Firsts

Of all the memories people recall, childhood “firsts” have to rank near the top: first day of school, first time riding a bike, first crush, first kiss, first dance.

More on that in a second.

Back when I was a child, before life removed all the innocence, there was something that I both loved and dreaded: house parties.

While I eventually learned to enjoy them, my first one — at about the age of eleven — was a “first” for more reasons than one. My best friend in elementary school hosted what would become a party that I wanted to last — into the night, just as much as I wanted it to end — from the moment I arrived. The reason: pressure.

I knew that some of the coolest kids would be there, but I also knew that cool kids meant “girls,” including the prettiest and most popular ones at school. Before I left my house, I took one last — and long — look at my hair and outfit, then I walked about three short blocks to my buddy’s house. As I got closer, I could already hear the music, which meant only one thing: Tonight, for the first time in my life, I would slow dance with a girl!

Each of my friends and I knew with whom we would dance. In fact, we made a pact so that no one inadvertently asked the same girl. My dance partner at that party, Dinia, is the one pictured here with her husband Chuck. Although she and I were friends and classmates, asking her to slow-dance at a party was something that made me a nervous wreck!

After bantering and enjoying snacks and punch, the time had come. Someone put on Smokey Robinson’s “Cruisin’” and my buddies and I collectively moved across the living room toward the girls (we agreed to this strategy during the party). At that moment I felt exactly like Rabbit would years later in the movie 8-Mile: palms are sweaty, knees weak, arms are heavy. Moreover, I felt like cruisin’ right out the front door.

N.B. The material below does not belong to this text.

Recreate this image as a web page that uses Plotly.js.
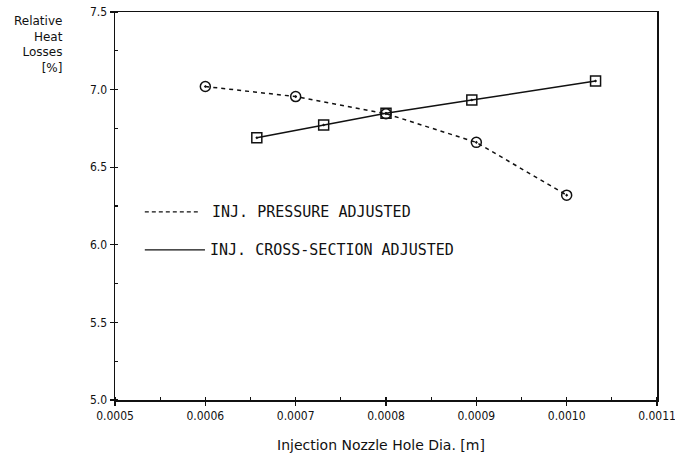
<!DOCTYPE html>
<html>
<head>
<meta charset="utf-8">
<script src="https://cdn.plot.ly/plotly-3.0.1.min.js"></script>
<style>html,body{margin:0;padding:0;background:#fff;}#chart{width:675px;height:454px;}</style>
</head>
<body>
<div id="chart"></div>
<script>
// Data
var pressureX = [0.0006, 0.0007, 0.0008, 0.0009, 0.0010];
var pressureY = [7.02, 6.955, 6.845, 6.66, 6.32];
var crossX = [0.000657, 0.000731, 0.0008, 0.000895, 0.001032];
var crossY = [6.69, 6.772, 6.847, 6.933, 7.055];
var xTickVals = [0.0005, 0.0006, 0.0007, 0.0008, 0.0009, 0.0010, 0.0011];
var xTickText = ['0.0005', '0.0006', '0.0007', '0.0008', '0.0009', '0.0010', '0.0011'];
var yTickVals = [5.0, 5.5, 6.0, 6.5, 7.0, 7.5];
var yTickText = ['5.0', '5.5', '6.0', '6.5', '7.0', '7.5'];
var seriesNames = ['INJ. PRESSURE ADJUSTED', 'INJ. CROSS-SECTION ADJUSTED'];

var FONT = 'DejaVu Sans Condensed, DejaVu Sans, sans-serif';
var FONT_W = 'DejaVu Sans, sans-serif';
var FONT_M = 'DejaVu Sans Mono, monospace';

var traces = [
  {
    x: pressureX, y: pressureY, mode: 'lines+markers', name: seriesNames[0],
    line: {color: '#111', width: 1.5, dash: '4px,4px'},
    marker: {symbol: 'circle-open-dot', size: 10, color: '#111', line: {width: 1.5, color: '#111'}},
    showlegend: false
  },
  {
    x: crossX, y: crossY, mode: 'lines+markers', name: seriesNames[1],
    line: {color: '#111', width: 1.5},
    marker: {symbol: 'square-open-dot', size: 10, color: '#111', line: {width: 1.5, color: '#111'}},
    showlegend: false
  }
];

var axisCommon = {
  showgrid: false, zeroline: false, showline: true, mirror: true,
  linecolor: '#111', linewidth: 1.5,
  ticks: 'outside', ticklen: 4, tickwidth: 1.2, tickcolor: '#111',
  ticklabeloverflow: 'allow',
  tickfont: {family: FONT, size: 12, color: '#111'}
};

var layout = {
  width: 675, height: 454,
  margin: {l: 115, r: 18, t: 12, b: 54},
  paper_bgcolor: '#fff', plot_bgcolor: '#fff',
  font: {family: FONT, color: '#111'},
  xaxis: Object.assign({}, axisCommon, {
    range: [0.0005, 0.0011], tickmode: 'array', tickvals: xTickVals, ticktext: xTickText,
    minor: {dtick: 0.00005, ticks: 'inside', ticklen: 3, tickcolor: '#111'},
    title: {text: ''}
  }),
  yaxis: Object.assign({}, axisCommon, {
    range: [5.0, 7.5], tickmode: 'array', tickvals: yTickVals, ticktext: yTickText,
    minor: {dtick: 0.25, ticks: 'inside', ticklen: 3, tickcolor: '#111'},
    title: {text: ''}
  }),
  shapes: [
    {type: 'line', xref: 'paper', yref: 'paper', x0: 0.055, x1: 0.153, y0: 0.485, y1: 0.485,
     line: {color: '#111', width: 1.3, dash: '4px,3px'}},
    {type: 'line', xref: 'paper', yref: 'paper', x0: 0.055, x1: 0.166, y0: 0.387, y1: 0.387,
     line: {color: '#111', width: 1.3}}
  ],
  annotations: [
    {xref: 'paper', yref: 'paper', x: 0.176, y: 0.485, xanchor: 'left', yanchor: 'middle',
     text: seriesNames[0], showarrow: false, font: {family: FONT_M, size: 15, color: '#111'}},
    {xref: 'paper', yref: 'paper', x: 0.172, y: 0.387, xanchor: 'left', yanchor: 'middle',
     text: seriesNames[1], showarrow: false, font: {family: FONT_M, size: 15, color: '#111'}},
    {xref: 'paper', yref: 'paper', x: 0.49, y: -0.09, xanchor: 'center', yanchor: 'top',
     text: 'Injection Nozzle Hole Dia. [m]', showarrow: false, font: {family: FONT_W, size: 14, color: '#111'}},
    {xref: 'paper', yref: 'paper', x: -0.093, y: 1.0, xanchor: 'right', yanchor: 'top', align: 'right',
     text: 'Relative<br>Heat<br>Losses<br>[%]', showarrow: false, font: {family: FONT_W, size: 12, color: '#111'}}
  ]
};

Plotly.newPlot('chart', traces, layout, {displayModeBar: false, staticPlot: true});
</script>
</body>
</html>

I didn‘t know where to put my hands; I didn’t know how to move my feet; and I didn’t know if I was supposed to talk during the song. For five long minutes — 5:53, in fact — I swayed from side to side and nervously held on. In the end, I was polite and courteous; and – like a little gentleman — kept my hands at Dinia’s waist.

We never danced again.

Today, she and I are friends on social media, and we’ve chatted and laughed about our “first slow-dance.” And like so many others, we’ve learned — through the windows of social media — a little more about each other’s lives. About marriage, love, and unfortunately, loss.

On September 17, 2016 Dinia’s father passed away — one day before she was to marry the love of her life. With a heavy heart, she decided to do what her father would have wanted.

Chuck and Dinia were married one day later on September 18, 2016.

After days of grieving and some attempts at celebrating, the newlyweds were home — together. Dinia pampered Chuck with a Lush bath bomb, wine, lasagna (his favorite), and intimacy.

By the end of the night, just 12 days after the wedding, Chuck would be gone, too. Passing unexpectedly. Wife by his side.

She says that the pain is unbearable, earth-shaking, and heartbreaking to the core. To move forward she relies on the support from her children (one of whom slept next to her in bed for a period of time) and her faith.

Chuck, in her words, was one of the greatest men on this earth (next to her father). She also says that he was a great example to her son, and always talked about putting the kids first. She never wanted to change one thing about him.

On June 19, 2016, about three months before Chuck’s passing, this was her message to him on a card: Happy Father’s Day to my Big Hulk. I love you so very much, babe! I thank God every day of my life. I can hardly wait to make you my husband forever and ever, until death do us part.

About her own father, she says, “To know him is to love him,” – which she’s had tattooed on her arm in his memory. (Chuck has his place, too.)

If it were possible to gift a memory in exchange for someone to relive a moment, I would borrow words from the late Luther Vandross, play a song that would never ever end, and give back my first dance with Dinia…because I know how much she would love, love, love to dance with Chuck and her father again.